Aurora says it has enough cash to commercialize autonomous trucks in 2024

Aurora Innovation said Wednesday it will have enough money to continue to develop its autonomous vehicle technology until its commercial launch in mid-2024 — an effort to assuage shareholders amid a tightening capital market and a week after competitor Argo AI suddenly shut down.

The company said it closed the third quarter with about $1.2 billion in cash and short-term investments and plans to launch a commercial self-driving truck operation in late 2024.

Wall Street responded favorably to Aurora’s attempts to calm investors. The company’s stock was up 5.85% after market close.

The statements come at time of shifting priorities and economic uncertainty. Argo AI, an autonomous vehicle developer backed by Ford and VW, abruptly shut down after the two automakers decided to no longer fund the effort. Instead, the automakers are putting more resources to advanced driver assistance systems, technology that promises to deliver revenue in the near term.

A consolidating AV industry and a shift towards ADAS has been underway for nearly two years. Inflation and looming tightening credit as well as Mobileye’s successful IPO could accelerate that trend. Automakers once willing to invest billions into the development of AV tech — a frontier tech years away from revenue — are aiming for what is considered a safer bet.

Even with its cash on hand, Aurora will have to raise more funds, CFO Richard Tame said during the investor call. It’s unclear if that capital raise will occur prior to that mid-2024 deadline.
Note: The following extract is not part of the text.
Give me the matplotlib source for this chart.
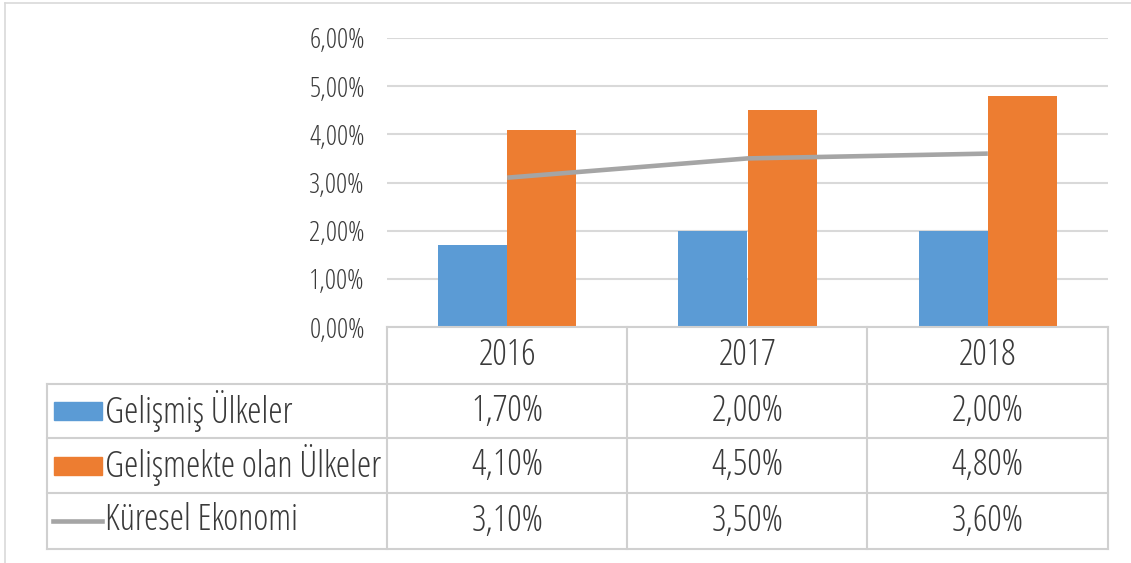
import matplotlib
matplotlib.use("Agg")
import matplotlib.pyplot as plt
from matplotlib.transforms import blended_transform_factory
from matplotlib.lines import Line2D
from matplotlib.patches import Rectangle

years = ["2016", "2017", "2018"]
gelismis = [1.70, 2.00, 2.00]
gelismekte = [4.10, 4.50, 4.80]
kuresel = [3.10, 3.50, 3.60]
series_names = ["Gelişmiş Ülkeler", "Gelişmekte olan Ülkeler", "Küresel Ekonomi"]

blue = "#5B9BD5"
orange = "#ED7D31"
gray = "#A5A5A5"
txt = "#3A3A3A"
grid = "#D9D9D9"

plt.rcParams['font.family'] = ['Open Sans', 'DejaVu Sans']
plt.rcParams['font.stretch'] = 'condensed'
plt.rcParams['font.weight'] = 'medium'

W, H = 1131, 563
fig = plt.figure(figsize=(W / 100, H / 100), dpi=100)

def fx(x):
    return x / W

def fy(y):
    return 1 - y / H

# plot area in pixels
left, right, top, bottom = 387, 1108, 38, 327
ax = fig.add_axes([fx(left), fy(bottom), fx(right - left), fy(top) - fy(bottom)])

x = list(range(len(years)))
bw = 0.2875
ax.bar([i - bw / 2 for i in x], gelismis, width=bw, color=blue, zorder=2)
ax.bar([i + bw / 2 for i in x], gelismekte, width=bw, color=orange, zorder=2)
ax.plot(x, kuresel, color=gray, lw=3.3, zorder=3, solid_capstyle='butt')

ax.set_xlim(-0.5, 2.5)
ax.set_ylim(0, 6)
ax.set_yticks(range(0, 7))
ax.set_yticklabels([f"{v},00%" for v in range(0, 7)], fontsize=20, color=txt)
ax.set_xticks([])
ax.tick_params(axis='y', length=0, pad=16)
ax.grid(axis='y', color=grid, lw=1.5, zorder=0)
for s in ax.spines.values():
    s.set_visible(False)

# outer frame (left and top)
fig.add_artist(Line2D([fx(5), fx(5)], [fy(3), fy(563)], color="#D9D9D9", lw=1.2))
fig.add_artist(Line2D([fx(5), fx(1131)], [fy(3), fy(3)], color="#D9D9D9", lw=1.2))

# data table
tline = "#D0D0D0"
row_edges = [327, 384, 438, 493, 549]
col_edges = [387, 627, 867, 1108]
fig.add_artist(Line2D([fx(387), fx(1108)], [fy(327), fy(327)], color=tline, lw=1.5))
for y in row_edges[1:]:
    fig.add_artist(Line2D([fx(47), fx(1108)], [fy(y), fy(y)], color=tline, lw=1.5))
for c in col_edges:
    fig.add_artist(Line2D([fx(c), fx(c)], [fy(327), fy(549)], color=tline, lw=1.5))
fig.add_artist(Line2D([fx(47), fx(47)], [fy(384), fy(549)], color=tline, lw=1.5))

trans = blended_transform_factory(ax.transData, fig.transFigure)
row_mid = [(row_edges[k] + row_edges[k + 1]) / 2 for k in range(4)]
for i, yr in enumerate(years):
    fig.text(i, fy(row_mid[0]), yr, transform=trans, ha='center', va='center',
             fontsize=26, color=txt)
for k, vals in enumerate([gelismis, gelismekte, kuresel]):
    for i, v in enumerate(vals):
        fig.text(i, fy(row_mid[k + 1]), f"{v:.2f}%".replace(".", ","), transform=trans,
                 ha='center', va='center', fontsize=26, color=txt)

# legend keys in table
for k, (name, col) in enumerate(zip(series_names, [blue, orange, gray])):
    yc = row_mid[k + 1]
    if k < 2:
        fig.add_artist(Rectangle((fx(54), fy(yc + 9)), fx(48), fy(yc - 9) - fy(yc + 9),
                                 color=col, transform=fig.transFigure))
    else:
        fig.add_artist(Line2D([fx(53), fx(102)], [fy(yc), fy(yc)], color=col, lw=3.3))
    fig.text(fx(105), fy(yc), name, ha='left', va='center', fontsize=26, color=txt)

fig.savefig("out.png", dpi=100)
The company wouldn’t clarify timing to TechCrunch.

However, in a memo leaked in September, CEO Chris Urmson wrote to Aurora’s board that there was value in finding a “path to raise $300 million in the next year to add around six months to our runway.” Given the current economic situation and Aurora’s cash burn history, the company might be able to make it to 2024 with the funds it currently has, but only just — and only if it keeps costs in line.

During the third quarter, Aurora’s loss from operations totaled $200 million, which is up from the $128 million reported during the same quarter of last year, but down from the nearly $1.2 billion in losses from the second quarter of 2022. If the startup were able to maintain a $200 million net loss starting in the fourth quarter until the first quarter of 2024, it wouldn’t need to raise more cash before commercial launch. But as a pre-revenue startup working on frontier technology, Aurora will incur tremendous costs in R&D to scale and bring its product to market. In addition, Aurora would need to somehow avoid being impacted by inflation and supply chain constraints. The upshot? Aurora will need to find efficiencies across the board.

The leaked memo also outlined an array of cost-cutting and cash-generating options to Aurora’s board, including a hiring freeze, potential layoffs, spinning out assets, going private and even selling itself to high-profile tech companies. Aurora didn’t mention any of these potential realities during its earnings call, but that doesn’t mean they’re off the table.

Aurora has prioritized commercializing autonomous freight through a series of pilot partnerships with FedEx, Paccar, Schneider, Werner and Xpress. But the company is also working with Toyota to eventually launch a subscription service for the ride-hailing market. Earlier this year, the company unveiled its test fleet of Toyota Siennas that were custom built for robotaxi operations. In the third quarter, Aurora recognized about $3 million in collaboration revenue from Toyota.